Each week, Symposium’s blog highlights comments about the week’s featured article. This week’s piece is “The Rebirth of Viewing Pleasure.”

Prof. Jill Dolan, guest blogger

Yesterday, I caved to the inevitable proliferation of media platforms I seem to be collecting and re-subscribed to Netflix, in large part to watch House of Cards and Orange is the New Black, their new original programming. With the first three episodes of Orange is the New Black consumed in an evening, I wish I could have discussed the show with my students in last semester’s “For Your Viewing Pleasure” class.

Created by Jenji Kohan, the new series covers the same slightly off-beat territory as Kohan’s Weeds, in which an otherwise conventional middle-class heterosexual white woman, by a trick of fate, finds herself consorting with a criminal element.

Based on a memoir by Piper Kerman, the dark comedy tracks the mixed fortunes of Piper Chapman (Taylor Schilling), a blonde, high-cheek-boned, earnest but naïve young woman whose former lesbian lover, Alex (Laura Prepon), was involved with a drug cartel. When the drug lords are busted, Piper is indicted for her role in money laundering for Alex, even though it’s 10 years after the incident (and the statute of limitations on these crimes is 12 years—typical luck for the often hapless Piper).

Piper leaves her (male, Jewish) fiancé (Jason Biggs) behind to serve her 15 months of jail time, where the series proceeds to play her white middle-class privilege against the more seasoned inmates of color and white women and working class white guards with whom she has to throw in her lot. By an unbelievable but promising coincidence, Alex is also incarcerated in the same prison.
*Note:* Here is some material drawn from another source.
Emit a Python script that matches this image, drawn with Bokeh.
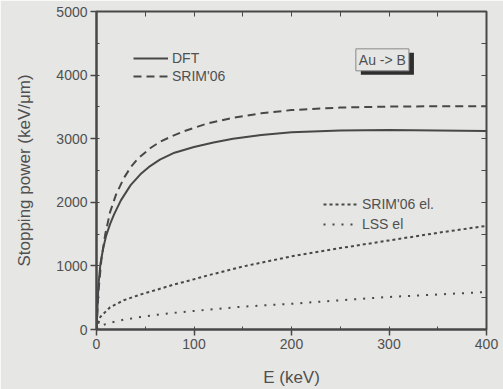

I can’t quite make out yet if the series’ comedy is at the expense of women in prison — here divided into groups, by the characters’ choice, based on race and ethnicity — or if it dignifies them by ridiculing Piper’s presumptions. The white girl is feisty, if clueless; she can’t understand the firmly drawn racial divides and winds up with an African American woman named Crazy Eyes (Uzo Aduba, who was terrific in Godspell on Broadway) claiming her as her “wife.”

On her first day, Piper publicly calls the prison food disgusting, unwittingly insulting the fierce Russian cook, Red (played by a gruff, Russian-accented Kate Mulgrew as a tyrant with a bad back and, possibly, a heart). For her sins, Piper nearly starves in her first week behind bars.

Three episodes in, the alliances and tensions among the characters and their strife with the prison’s power structure seems at once predictable and surprising, as Kohan and the writers and directors (Jodie Foster directed one of the early episodes) spin old stereotypes in sometimes refreshing ways. Seeing a large cast full of talented women of color and white women is one of the show’s central pleasures. And Kerman, the real Piper, has gone on to work for prison reform; her recent interview in the Washington Post shows she’s thoughtful about the race, gender, and sexuality issues from which the show draws. I look forward to watching the rest to see where the narrative goes.